There is only a limited number of blocks that can be created and any system when used is likely to crash so will the blockchain. Since it is not centralised there is a chance that when a blockchain dies, it will die completely. There will be traces of a few blocks. However those few blocks left couldn’t be used because they will not be able to provide the historical reference. Also, a big blockchain cannot be manipulated but a few blocks left can easily be hacked, changed and won’t be secure.

Advantages of Blockchain

Advantages of Blockchain
Advantages of Blockchain
  • Cost reduction as no third party is involved for verification
  • Difficult to tamper because of multiple copies
  • Transparent technology as it is publically available for everyone to view.

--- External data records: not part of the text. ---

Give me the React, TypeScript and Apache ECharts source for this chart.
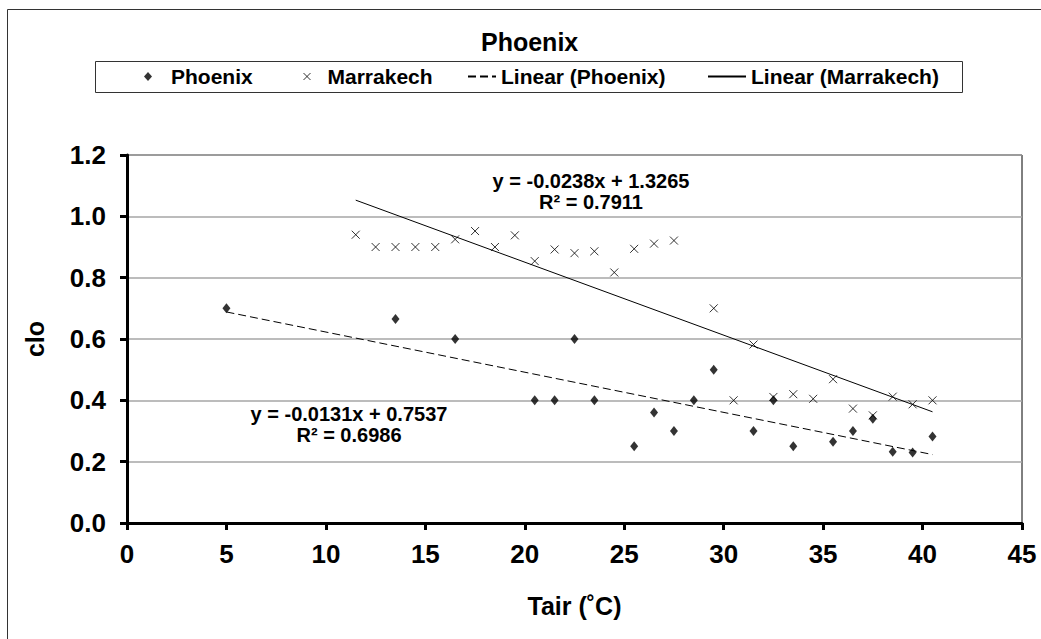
import React, { useEffect, useRef } from "react";
import * as echarts from "echarts";

const FONT = "'Liberation Sans', Arial, sans-serif";

const xTicks = [0, 5, 10, 15, 20, 25, 30, 35, 40, 45];
const yTicks = [0, 0.2, 0.4, 0.6, 0.8, 1.0, 1.2];

const phoenixX = [5, 13.5, 16.5, 20.5, 21.5, 22.5, 23.5, 25.5, 26.5, 27.5, 28.5, 29.5, 31.5, 32.5, 33.5, 35.5, 36.5, 37.5, 38.5, 39.5, 40.5];
const phoenixY = [0.70, 0.665, 0.60, 0.40, 0.40, 0.60, 0.40, 0.25, 0.36, 0.30, 0.40, 0.50, 0.30, 0.40, 0.25, 0.265, 0.30, 0.34, 0.232, 0.23, 0.282];

const marrakechX = [11.5, 12.5, 13.5, 14.5, 15.5, 16.5, 17.5, 18.5, 19.5, 20.5, 21.5, 22.5, 23.5, 24.5, 25.5, 26.5, 27.5, 29.5, 30.5, 31.5, 32.5, 33.5, 34.5, 35.5, 36.5, 37.5, 38.5, 39.5, 40.5];
const marrakechY = [0.94, 0.90, 0.90, 0.90, 0.90, 0.925, 0.952, 0.90, 0.938, 0.854, 0.892, 0.880, 0.886, 0.817, 0.894, 0.911, 0.921, 0.70, 0.40, 0.582, 0.411, 0.42, 0.405, 0.469, 0.373, 0.351, 0.412, 0.387, 0.40];

// Trendline coefficients as printed on the chart
const phoenixTrend = { slope: -0.0131, intercept: 0.7537, r2: "0.6986", xRange: [5, 40.5] };
const marrakechTrend = { slope: -0.0238, intercept: 1.3265, r2: "0.7911", xRange: [11.5, 40.5] };

const seriesNames = ["Phoenix", "Marrakech", "Linear (Phoenix)", "Linear (Marrakech)"];

function trendPoints(t: { slope: number; intercept: number; xRange: number[] }) {
  return t.xRange.map((x) => [x, t.slope * x + t.intercept]);
}
function eqText(t: { slope: number; intercept: number; r2: string }) {
  return `y = ${t.slope.toFixed(4)}x + ${t.intercept.toFixed(4)}\nR² = ${t.r2}`;
}

export default function App() {
  const ref = useRef<HTMLDivElement>(null);
  useEffect(() => {
    if (!ref.current) return;
    const chart = echarts.init(ref.current, undefined, { renderer: "svg" });
    const labelStyle = { fontFamily: FONT, fontWeight: "bold" as const, color: "#000" };
    const legendText = { ...labelStyle, fontSize: 21 };
    const hiddenDot = { color: "rgba(0,0,0,0)", borderWidth: 0, borderColor: "rgba(0,0,0,0)" };
    const option: any = {
      animation: false,
      backgroundColor: "#fff",
      title: {
        text: "Phoenix",
        left: 481,
        top: 29,
        padding: 0,
        textStyle: { ...labelStyle, fontSize: 25 },
      },
      legend: [
        {
          data: [seriesNames[0]], left: 144, top: 66, padding: 0, itemWidth: 8, itemHeight: 9,
          selectedMode: false, textStyle: { ...legendText, padding: [0, 0, 0, 14] },
        },
        {
          data: [seriesNames[1]], left: 303, top: 66, padding: 0, itemWidth: 7, itemHeight: 7,
          selectedMode: false, textStyle: { ...legendText, padding: [0, 0, 0, 12] },
          itemStyle: { color: "rgba(0,0,0,0)", borderColor: "#000", borderWidth: 1 },
        },
        {
          data: [seriesNames[2]], left: 467, top: 66, padding: 0, itemWidth: 28, itemHeight: 1,
          selectedMode: false, textStyle: legendText, itemStyle: hiddenDot,
        },
        {
          data: [seriesNames[3]], left: 707, top: 66, padding: 0, itemWidth: 38, itemHeight: 1,
          selectedMode: false, textStyle: legendText, itemStyle: hiddenDot,
        },
      ],
      grid: {
        left: 127, right: 19, top: 155, bottom: 116,
        show: true, borderColor: "#000", borderWidth: 1, backgroundColor: "#fff",
      },
      xAxis: {
        type: "value", min: xTicks[0], max: xTicks[xTicks.length - 1], interval: 5,
        name: "Tair (˚C)", nameLocation: "middle", nameGap: 70,
        nameTextStyle: { ...labelStyle, fontSize: 25 },
        axisLine: { show: true, onZero: false, lineStyle: { color: "#000", width: 3 } },
        axisTick: { show: true, length: 7, lineStyle: { color: "#000", width: 3 } },
        axisLabel: { ...labelStyle, fontSize: 26, margin: 18 },
        splitLine: { show: false },
      },
      yAxis: {
        type: "value", min: yTicks[0], max: yTicks[yTicks.length - 1], interval: 0.2,
        name: "clo", nameLocation: "middle", nameRotate: 90, nameGap: 80,
        nameTextStyle: { ...labelStyle, fontSize: 25 },
        axisLine: { show: true, onZero: false, lineStyle: { color: "#000", width: 3 } },
        axisTick: { show: true, length: 7, lineStyle: { color: "#000", width: 3 } },
        axisLabel: { ...labelStyle, fontSize: 26, margin: 21, formatter: (v: number) => v.toFixed(1) },
        splitLine: { show: true, lineStyle: { color: "#a6a6a6", width: 1.5 } },
      },
      graphic: [
        {
          type: "rect", silent: true, z: -10,
          shape: { x: 7.5, y: 9.5, width: 1300, height: 900 },
          style: { fill: "none", stroke: "#333", lineWidth: 1 },
        },
        {
          type: "rect", silent: true,
          shape: { x: 95.5, y: 61.5, width: 867, height: 31 },
          style: { fill: "none", stroke: "#333", lineWidth: 1 },
        },
        {
          type: "text", silent: true, x: 591, y: 191,
          style: {
            text: eqText(marrakechTrend), align: "center", verticalAlign: "middle",
            font: `bold 20px ${FONT}`, lineHeight: 21, fill: "#000",
          },
        },
        {
          type: "text", silent: true, x: 349, y: 424,
          style: {
            text: eqText(phoenixTrend), align: "center", verticalAlign: "middle",
            font: `bold 20px ${FONT}`, lineHeight: 21, fill: "#000",
          },
        },
      ],
      series: [
        {
          name: seriesNames[0], type: "scatter", symbol: "diamond", symbolSize: [8, 10],
          itemStyle: { color: "#000" }, z: 4,
          data: phoenixX.map((x, i) => [x, phoenixY[i]]),
        },
        {
          name: seriesNames[1], type: "scatter", symbol: "path://M0,0L10,10M10,0L0,10", symbolSize: 8,
          itemStyle: { color: "rgba(0,0,0,0)", borderColor: "#000", borderWidth: 1 }, z: 4,
          data: marrakechX.map((x, i) => [x, marrakechY[i]]),
        },
        {
          name: seriesNames[2], type: "line", symbol: "none", silent: true, z: 3,
          itemStyle: { color: "#000" },
          lineStyle: { color: "#000", width: 1, type: [8, 4] },
          data: trendPoints(phoenixTrend),
        },
        {
          name: seriesNames[3], type: "line", symbol: "none", silent: true, z: 3,
          itemStyle: { color: "#000" },
          lineStyle: { color: "#000", width: 1 },
          data: trendPoints(marrakechTrend),
        },
      ],
    };
    chart.setOption(option);
    return () => chart.dispose();
  }, []);
  return (
    <div
      ref={ref}
      style={{ position: "fixed", left: 0, top: 0, width: 1041, height: 639 }}
    />
  );
}
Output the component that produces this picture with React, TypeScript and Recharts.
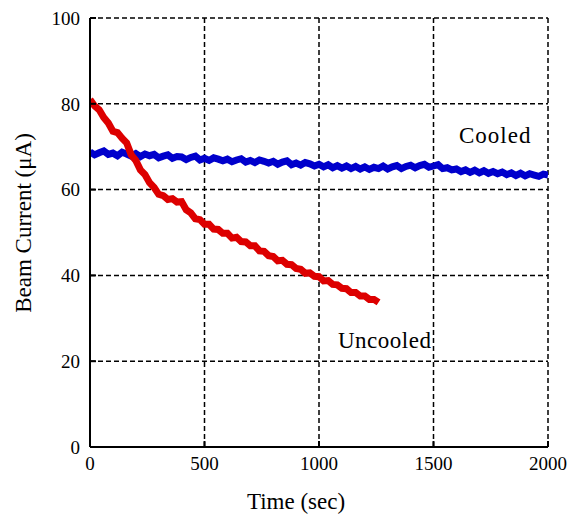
import React from 'react';
import { LineChart, Line, XAxis, YAxis, CartesianGrid } from 'recharts';

// Cooled beam current (µA), sampled every 20 s from 0 to 2000 s
const cooledValues: number[] = [
  68.8, 68.1, 68.6, 69.0, 68.2, 68.5, 67.9, 68.7, 68.3, 67.8,
  68.4, 67.7, 68.3, 67.9, 68.2, 67.4, 67.8, 68.1, 67.3, 67.7,
  67.6, 67.0, 67.5, 67.8, 66.9, 67.3, 66.8, 67.4, 67.1, 66.7,
  67.1, 66.5, 66.9, 67.2, 66.4, 66.8, 66.3, 66.9, 66.6, 66.2,
  66.6, 65.9, 66.4, 66.7, 65.8, 66.2, 65.7, 66.3, 66.0, 65.5,
  65.9, 65.3, 65.8, 65.1, 65.6, 65.0, 65.5, 64.9, 65.4, 64.8,
  65.3, 64.7, 65.2, 64.9, 65.5, 64.8, 65.3, 65.6, 64.9, 65.4,
  65.7, 65.1, 65.6, 65.9, 65.2, 65.5, 65.8, 64.9, 65.1, 64.6,
  64.8, 64.2, 64.6, 64.0, 64.5, 63.9, 64.4, 63.8, 64.2, 63.7,
  64.1, 63.5, 63.9, 63.3, 63.8, 63.2, 63.7, 63.4, 63.1, 63.6,
  63.4,
];

// Uncooled beam current (µA), sampled every 20 s from 0 to 1260 s
const uncooledValues: number[] = [
  81.0, 79.5, 78.6, 76.8, 75.5, 73.6, 73.3, 72.0, 70.9, 68.1,
  66.8, 64.6, 63.5, 61.6, 60.5, 58.9, 58.6, 57.7, 57.9, 57.1,
  57.2, 55.3, 54.6, 53.2, 53.0, 51.9, 51.9, 50.8, 50.7, 49.8,
  49.8, 48.7, 48.9, 47.9, 47.8, 46.9, 46.9, 45.7, 45.6, 44.6,
  44.4, 43.4, 43.5, 42.6, 42.5, 41.6, 41.4, 40.5, 40.6, 39.8,
  39.7, 38.7, 38.8, 37.9, 37.8, 37.0, 36.9, 36.0, 36.0, 35.2,
  35.2, 34.4, 34.4, 33.7,
];

const sampleStep = 20;
const xTicks = [0, 500, 1000, 1500, 2000];
const yTicks = [0, 20, 40, 60, 80, 100];

const cooledData = cooledValues.map((v, i) => ({ t: i * sampleStep, cooled: v }));
const uncooledData = uncooledValues.map((v, i) => ({ t: i * sampleStep, uncooled: v }));

const FONT = '"Liberation Serif", "Times New Roman", serif';
const tickStyle = { fill: '#000', fontSize: 19, fontFamily: FONT };

export default function App() {
  return (
    <div style={{ position: 'absolute', left: 0, top: 0, width: 571, height: 516, background: '#fff' }}>
      <LineChart
        width={571}
        height={516}
        margin={{ top: 18, right: 23, bottom: 0, left: 0 }}
      >
        <CartesianGrid
          stroke="#000"
          strokeDasharray="5 3"
          strokeWidth={1.5}
          horizontalValues={yTicks}
          verticalValues={xTicks}
        />
        <XAxis
          dataKey="t"
          type="number"
          domain={[0, 2000]}
          ticks={xTicks}
          height={69}
          tickSize={-6}
          tickMargin={16}
          axisLine={{ stroke: '#000', strokeWidth: 2 }}
          tickLine={{ stroke: '#000', strokeWidth: 2 }}
          tick={tickStyle}
          allowDataOverflow
        />
        <XAxis
          xAxisId="top"
          orientation="top"
          dataKey="t"
          type="number"
          domain={[0, 2000]}
          ticks={xTicks}
          height={0}
          tickSize={-6}
          axisLine={{ stroke: '#000', strokeWidth: 2 }}
          tickLine={{ stroke: '#000', strokeWidth: 2 }}
          tick={false}
        />
        <YAxis
          type="number"
          domain={[0, 100]}
          ticks={yTicks}
          width={90}
          tickSize={-6}
          tickMargin={16}
          axisLine={{ stroke: '#000', strokeWidth: 2 }}
          tickLine={{ stroke: '#000', strokeWidth: 2 }}
          tick={tickStyle}
        />
        <YAxis
          yAxisId="right"
          orientation="right"
          type="number"
          domain={[0, 100]}
          ticks={yTicks}
          width={0}
          tickSize={-6}
          axisLine={{ stroke: '#000', strokeWidth: 2 }}
          tickLine={{ stroke: '#000', strokeWidth: 2 }}
          tick={false}
        />
        <Line
          data={cooledData}
          dataKey="cooled"
          type="linear"
          stroke="#0000CC"
          strokeWidth={7}
          dot={false}
          isAnimationActive={false}
        />
        <Line
          data={uncooledData}
          dataKey="uncooled"
          type="linear"
          stroke="#DD0000"
          strokeWidth={7}
          dot={false}
          isAnimationActive={false}
        />
      </LineChart>
      <svg
        width={571}
        height={516}
        style={{ position: 'absolute', left: 0, top: 0, pointerEvents: 'none' }}
      >
        <text x={296} y={509} textAnchor="middle" fontSize={23} fontFamily={FONT} fill="#000">
          Time (sec)
        </text>
        <text
          x={31}
          y={223}
          textAnchor="middle"
          fontSize={23}
          fontFamily={FONT}
          fill="#000"
          transform="rotate(-90, 31, 223)"
        >
          Beam Current (μA)
        </text>
        <text x={459} y={143} fontSize={23} fontFamily={FONT} fill="#000" letterSpacing={1}>
          Cooled
        </text>
        <text x={338} y={348} fontSize={23} fontFamily={FONT} fill="#000" letterSpacing={0.5}>
          Uncooled
        </text>
      </svg>
    </div>
  );
}
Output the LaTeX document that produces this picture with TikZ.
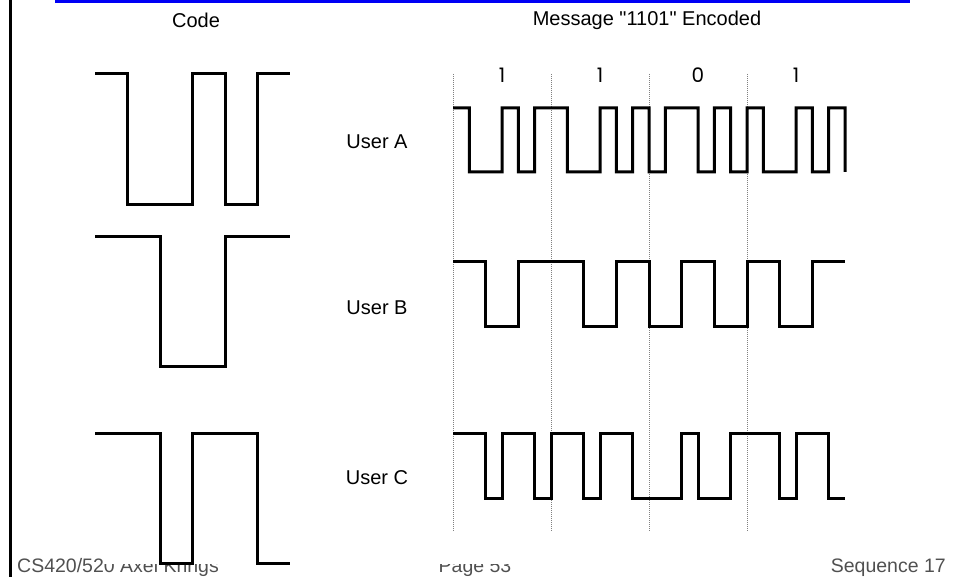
\documentclass[tikz,border=0pt]{standalone}
\usepackage{fontspec}
\setmainfont{Liberation Sans}
\newfontfamily\plainsans{Liberation Sans}
\newfontfamily\bitfont{Poppins}
\usetikzlibrary{positioning}
\definecolor{slideblue}{RGB}{0,0,245}
\definecolor{footgray}{RGB}{80,80,80}
\tikzset{
  wave/.style={line width=3pt, line join=miter},
  bitline/.style={gray, line width=0.7pt, dash pattern=on 1pt off 1pt},
  headlbl/.style={font=\plainsans\fontsize{20}{24}\selectfont, inner sep=0pt},
  userlbl/.style={font=\fontsize{20}{24}\selectfont, inner sep=0pt},
  bitlbl/.style={font=\bitfont\fontsize{20}{24}\selectfont, inner sep=0pt},
  foot/.style={font=\fontsize{19.5}{22}\selectfont, text=footgray, inner sep=0pt}
}
% #1 start x, #2 chip width, #3 high y, #4 low y, #5 chips, #6 path end
\newcommand{\chipwave}[6]{%
  \draw[wave] (#1,#3) \foreach \s [count=\i from 0] in {#5} {
    -- ({#1+\i*#2},{#3+(1-(\s))/2*(#4-(#3))})
    -- ({#1+(\i+1)*#2},{#3+(1-(\s))/2*(#4-(#3))}) } #6;}

\begin{document}
\begin{tikzpicture}[x=1pt, y=-1pt]
  \useasboundingbox (0,0) rectangle (959,577);
  % slide frame
  \fill[slideblue] (55,0) rectangle (910,3);
  \draw[line width=3pt] (10,0) -- (10,577);
  % footer, partly hidden behind the figure
  \node[foot, anchor=base west] (course) at (17,572) {CS420/520 Axel Krings};
  \node[foot, anchor=base] (page) at (475,572) {Page 53};
  \node[foot, anchor=base east] (seq) at (946,572) {Sequence 17};
  \fill[white] (104,545) rectangle (825,564);
  % headings
  \node[headlbl] (code) at (196,20) {Code};
  \node[headlbl] (msg) at (647,20) {Message "1101" Encoded};
  % bit boundaries
  \foreach \k in {0,...,3}
    \draw[bitline] ({453+\k*98},74) -- ({453+\k*98},532);
  \foreach \b [count=\k] in {1,1,0,1}
    \node[bitlbl] (bit\k) at ({453+(\k-0.5)*98},75) {\b};
  % spreading codes
  \chipwave{95}{32.5}{74}{205}{1,-1,-1,1,-1,1}{}
  \chipwave{95}{32.5}{237}{367}{1,1,-1,-1,1,1}{}
  \chipwave{95}{32.5}{433}{563}{1,1,-1,1,1,-1}{}
  % users
  \node[userlbl] (usera) at (377,142) {User A};
  \node[userlbl] (userb) at (377,308) {User B};
  \node[userlbl] (userc) at (377,478) {User C};
  % encoded messages
  \chipwave{453}{16.333}{108}{172}{1,-1,-1,1,-1,1, 1,-1,-1,1,-1,1, -1,1,1,-1,1,-1, 1,-1,-1,1,-1,1}{-- (845,172)}
  \chipwave{453}{16.333}{262}{327}{1,1,-1,-1,1,1, 1,1,-1,-1,1,1, -1,-1,1,1,-1,-1, 1,1,-1,-1,1,1}{}
  \chipwave{453}{16.333}{433}{498}{1,1,-1,1,1,-1, 1,1,-1,1,1,-1, -1,-1,1,-1,-1,1, 1,1,-1,1,1,-1}{}
\end{tikzpicture}
\end{document}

Disadvantages of Blockchain

  • Mining bitcoins can be costly
  • Transaction rate is low

Conclusion

It is thus a new technology which if explored can take organisations to heights. It welcomes Digitalizations and has wide scope in various fields. It can take the world by the storm. No involvement of a third party for verifications makes things less complicated. Blockchain technology promises less fraudulent activities for the data once stored remains there on the block forever even in the cases of mistake. It uses recordkeeping in a new manner making it quite efficient and intriguing. If both the pros and the cons are looked upon and managed well Bitcoin has scope for growth.

FAQs (Frequently Asked Questions)

  • Is Blockchain different from Bitcoin?

Yes, Blockchain and Bitcoin are two different things. Blockchain is a technology of storing digital information in the form of blocks whereas Bitcoin is an application of Blockchain which works in the field of finance.

  • By whom was Bitcoin created?

Bitcoin was created by Santoshi Nakamoto.

  • Are Bitcoins legal?

Even though Bitcoins are used for making purchases they are not legal in various countries. China and Egypt are few such countries where Bitcoins are not legal.

  • In which language is Bitcoin coded?

Bitcoin is coded in C++

  • Does Bitcoin work on Smart Contracts?

Yes, Bitcoin cannot function without smart contracts.

  • What are Smart Contracts?

Smart Contracts in actual are a set of code which work when the prerequisites for making of a block are met.